▶ _Aim_: Please, without the pictures, retype exactly the lines from the start of the material through the line that holds "0.75, 0, 1.1]".
===============
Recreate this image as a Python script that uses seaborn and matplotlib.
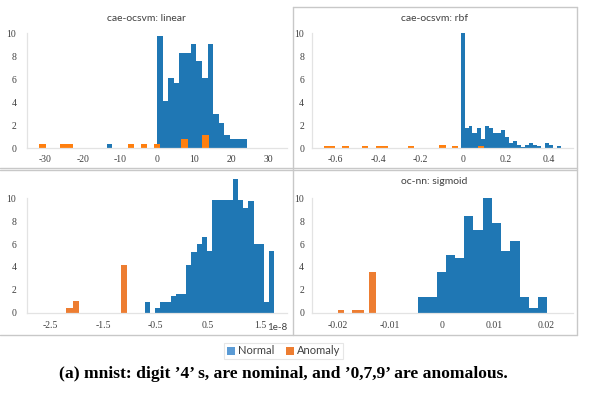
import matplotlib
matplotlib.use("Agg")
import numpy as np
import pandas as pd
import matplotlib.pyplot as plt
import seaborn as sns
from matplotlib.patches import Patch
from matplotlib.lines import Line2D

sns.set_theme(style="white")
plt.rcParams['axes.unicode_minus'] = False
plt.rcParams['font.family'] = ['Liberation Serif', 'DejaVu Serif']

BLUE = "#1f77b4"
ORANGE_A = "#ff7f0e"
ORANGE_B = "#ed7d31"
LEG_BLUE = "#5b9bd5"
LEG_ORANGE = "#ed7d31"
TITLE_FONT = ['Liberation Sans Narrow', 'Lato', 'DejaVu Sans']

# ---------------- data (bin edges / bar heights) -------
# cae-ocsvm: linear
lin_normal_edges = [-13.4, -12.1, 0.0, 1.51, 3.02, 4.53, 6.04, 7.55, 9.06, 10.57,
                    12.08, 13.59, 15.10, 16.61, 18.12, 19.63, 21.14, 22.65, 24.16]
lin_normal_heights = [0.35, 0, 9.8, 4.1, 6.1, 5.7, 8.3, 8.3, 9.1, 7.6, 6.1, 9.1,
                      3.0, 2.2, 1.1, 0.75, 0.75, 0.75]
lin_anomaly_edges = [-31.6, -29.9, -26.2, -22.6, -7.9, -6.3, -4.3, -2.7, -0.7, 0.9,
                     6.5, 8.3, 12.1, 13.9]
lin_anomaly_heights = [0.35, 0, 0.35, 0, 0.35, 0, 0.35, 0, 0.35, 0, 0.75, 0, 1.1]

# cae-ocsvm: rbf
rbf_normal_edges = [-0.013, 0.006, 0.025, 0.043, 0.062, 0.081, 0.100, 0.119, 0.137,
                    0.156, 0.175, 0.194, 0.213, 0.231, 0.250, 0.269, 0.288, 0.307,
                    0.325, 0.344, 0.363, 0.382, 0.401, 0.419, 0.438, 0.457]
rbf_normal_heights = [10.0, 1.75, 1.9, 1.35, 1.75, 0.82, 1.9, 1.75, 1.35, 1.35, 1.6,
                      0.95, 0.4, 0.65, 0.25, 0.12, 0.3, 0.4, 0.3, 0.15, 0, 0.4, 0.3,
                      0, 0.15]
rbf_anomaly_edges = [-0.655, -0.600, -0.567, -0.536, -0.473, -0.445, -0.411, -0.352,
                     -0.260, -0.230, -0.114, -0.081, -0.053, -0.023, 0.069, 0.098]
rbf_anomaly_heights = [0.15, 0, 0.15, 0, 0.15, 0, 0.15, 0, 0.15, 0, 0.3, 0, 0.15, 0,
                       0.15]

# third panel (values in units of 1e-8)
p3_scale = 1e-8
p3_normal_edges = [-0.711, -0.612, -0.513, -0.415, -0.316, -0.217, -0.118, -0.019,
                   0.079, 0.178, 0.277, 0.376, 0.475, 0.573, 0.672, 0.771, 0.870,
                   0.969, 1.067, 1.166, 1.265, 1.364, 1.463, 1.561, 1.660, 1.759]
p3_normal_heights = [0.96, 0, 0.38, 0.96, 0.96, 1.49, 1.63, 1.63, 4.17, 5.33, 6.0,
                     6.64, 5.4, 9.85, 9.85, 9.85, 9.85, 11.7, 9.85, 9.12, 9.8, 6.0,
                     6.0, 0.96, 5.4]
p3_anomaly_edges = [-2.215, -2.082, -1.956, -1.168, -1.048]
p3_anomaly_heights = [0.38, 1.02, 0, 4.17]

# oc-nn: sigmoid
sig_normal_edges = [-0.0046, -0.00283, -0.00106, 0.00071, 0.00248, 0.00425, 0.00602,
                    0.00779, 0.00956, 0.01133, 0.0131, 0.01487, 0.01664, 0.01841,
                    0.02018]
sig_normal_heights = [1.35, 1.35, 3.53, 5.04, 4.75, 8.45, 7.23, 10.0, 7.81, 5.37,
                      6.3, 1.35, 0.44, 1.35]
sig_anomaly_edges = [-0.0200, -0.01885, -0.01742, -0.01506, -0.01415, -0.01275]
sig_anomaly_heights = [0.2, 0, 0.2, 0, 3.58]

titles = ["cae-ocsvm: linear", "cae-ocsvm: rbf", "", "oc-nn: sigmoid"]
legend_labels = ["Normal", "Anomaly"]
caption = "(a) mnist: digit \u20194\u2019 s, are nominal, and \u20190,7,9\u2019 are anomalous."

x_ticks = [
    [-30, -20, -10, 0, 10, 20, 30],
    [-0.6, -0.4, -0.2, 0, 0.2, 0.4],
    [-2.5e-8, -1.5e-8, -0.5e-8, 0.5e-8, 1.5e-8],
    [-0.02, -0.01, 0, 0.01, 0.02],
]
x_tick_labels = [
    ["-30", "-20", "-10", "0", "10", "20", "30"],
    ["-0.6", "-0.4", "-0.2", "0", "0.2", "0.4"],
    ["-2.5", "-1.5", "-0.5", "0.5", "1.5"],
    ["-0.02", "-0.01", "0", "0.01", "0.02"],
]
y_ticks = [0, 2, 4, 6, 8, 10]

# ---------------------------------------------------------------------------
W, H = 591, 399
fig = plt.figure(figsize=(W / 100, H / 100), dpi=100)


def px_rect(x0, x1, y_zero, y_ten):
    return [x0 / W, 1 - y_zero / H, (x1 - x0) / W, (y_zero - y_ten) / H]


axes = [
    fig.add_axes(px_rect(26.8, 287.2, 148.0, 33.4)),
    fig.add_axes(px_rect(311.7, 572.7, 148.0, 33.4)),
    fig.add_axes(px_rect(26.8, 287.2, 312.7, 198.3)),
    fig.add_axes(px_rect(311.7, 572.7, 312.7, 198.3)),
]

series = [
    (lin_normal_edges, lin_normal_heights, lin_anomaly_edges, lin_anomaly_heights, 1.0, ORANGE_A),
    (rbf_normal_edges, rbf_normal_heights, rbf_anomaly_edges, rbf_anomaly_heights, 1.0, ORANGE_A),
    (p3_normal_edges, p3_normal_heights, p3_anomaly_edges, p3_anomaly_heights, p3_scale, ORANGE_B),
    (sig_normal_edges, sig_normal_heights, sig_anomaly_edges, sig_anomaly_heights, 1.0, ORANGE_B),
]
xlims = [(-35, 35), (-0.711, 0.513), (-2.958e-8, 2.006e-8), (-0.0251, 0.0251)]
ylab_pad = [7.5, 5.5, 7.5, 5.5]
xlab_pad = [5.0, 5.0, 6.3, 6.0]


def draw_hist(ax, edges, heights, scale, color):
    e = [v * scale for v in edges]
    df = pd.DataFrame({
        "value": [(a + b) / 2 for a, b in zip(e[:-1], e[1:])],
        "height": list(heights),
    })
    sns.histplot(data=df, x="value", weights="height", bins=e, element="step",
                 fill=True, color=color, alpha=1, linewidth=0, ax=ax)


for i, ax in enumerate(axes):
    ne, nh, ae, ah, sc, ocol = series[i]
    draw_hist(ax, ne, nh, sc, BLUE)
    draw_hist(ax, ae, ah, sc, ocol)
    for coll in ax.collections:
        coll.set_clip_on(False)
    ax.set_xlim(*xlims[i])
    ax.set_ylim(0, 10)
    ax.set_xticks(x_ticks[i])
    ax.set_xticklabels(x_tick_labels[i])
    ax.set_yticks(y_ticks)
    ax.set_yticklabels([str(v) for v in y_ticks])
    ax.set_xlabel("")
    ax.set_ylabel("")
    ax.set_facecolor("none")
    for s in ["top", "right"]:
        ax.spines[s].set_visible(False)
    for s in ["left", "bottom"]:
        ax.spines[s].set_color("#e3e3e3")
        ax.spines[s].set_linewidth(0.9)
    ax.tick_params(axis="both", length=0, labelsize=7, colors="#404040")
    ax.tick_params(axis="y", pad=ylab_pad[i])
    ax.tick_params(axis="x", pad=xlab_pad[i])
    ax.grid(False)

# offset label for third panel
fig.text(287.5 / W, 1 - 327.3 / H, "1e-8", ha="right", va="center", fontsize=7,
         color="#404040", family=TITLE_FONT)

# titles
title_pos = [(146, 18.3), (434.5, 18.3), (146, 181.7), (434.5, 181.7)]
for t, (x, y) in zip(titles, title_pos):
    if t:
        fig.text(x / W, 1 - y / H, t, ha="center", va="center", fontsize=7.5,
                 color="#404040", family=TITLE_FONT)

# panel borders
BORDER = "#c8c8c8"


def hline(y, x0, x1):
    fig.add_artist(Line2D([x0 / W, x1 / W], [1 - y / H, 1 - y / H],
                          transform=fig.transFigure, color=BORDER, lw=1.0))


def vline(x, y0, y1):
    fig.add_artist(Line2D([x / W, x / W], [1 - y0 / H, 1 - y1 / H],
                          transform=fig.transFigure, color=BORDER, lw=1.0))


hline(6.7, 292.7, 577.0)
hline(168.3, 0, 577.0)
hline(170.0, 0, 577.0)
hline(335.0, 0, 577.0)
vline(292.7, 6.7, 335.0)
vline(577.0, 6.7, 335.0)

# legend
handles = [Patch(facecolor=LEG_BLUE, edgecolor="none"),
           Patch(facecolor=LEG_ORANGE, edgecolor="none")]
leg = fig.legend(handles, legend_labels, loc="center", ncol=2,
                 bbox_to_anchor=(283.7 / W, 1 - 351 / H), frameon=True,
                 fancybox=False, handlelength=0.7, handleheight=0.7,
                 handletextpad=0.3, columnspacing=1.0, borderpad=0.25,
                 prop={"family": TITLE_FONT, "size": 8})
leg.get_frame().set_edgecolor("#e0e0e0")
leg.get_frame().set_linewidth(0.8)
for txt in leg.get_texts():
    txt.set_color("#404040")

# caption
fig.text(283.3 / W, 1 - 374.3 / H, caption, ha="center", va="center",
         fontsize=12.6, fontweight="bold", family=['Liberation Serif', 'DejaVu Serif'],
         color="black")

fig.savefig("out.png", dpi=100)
===============
▶ _Complete output_:
Recreate this image as a Python script that uses seaborn and matplotlib.
import matplotlib
matplotlib.use("Agg")
import numpy as np
import pandas as pd
import matplotlib.pyplot as plt
import seaborn as sns
from matplotlib.patches import Patch
from matplotlib.lines import Line2D

sns.set_theme(style="white")
plt.rcParams['axes.unicode_minus'] = False
plt.rcParams['font.family'] = ['Liberation Serif', 'DejaVu Serif']

BLUE = "#1f77b4"
ORANGE_A = "#ff7f0e"
ORANGE_B = "#ed7d31"
LEG_BLUE = "#5b9bd5"
LEG_ORANGE = "#ed7d31"
TITLE_FONT = ['Liberation Sans Narrow', 'Lato', 'DejaVu Sans']

# ---------------- data (bin edges / bar heights) -------
# cae-ocsvm: linear
lin_normal_edges = [-13.4, -12.1, 0.0, 1.51, 3.02, 4.53, 6.04, 7.55, 9.06, 10.57,
                    12.08, 13.59, 15.10, 16.61, 18.12, 19.63, 21.14, 22.65, 24.16]
lin_normal_heights = [0.35, 0, 9.8, 4.1, 6.1, 5.7, 8.3, 8.3, 9.1, 7.6, 6.1, 9.1,
                      3.0, 2.2, 1.1, 0.75, 0.75, 0.75]
lin_anomaly_edges = [-31.6, -29.9, -26.2, -22.6, -7.9, -6.3, -4.3, -2.7, -0.7, 0.9,
                     6.5, 8.3, 12.1, 13.9]
lin_anomaly_heights = [0.35, 0, 0.35, 0, 0.35, 0, 0.35, 0, 0.35, 0, 0.75, 0, 1.1]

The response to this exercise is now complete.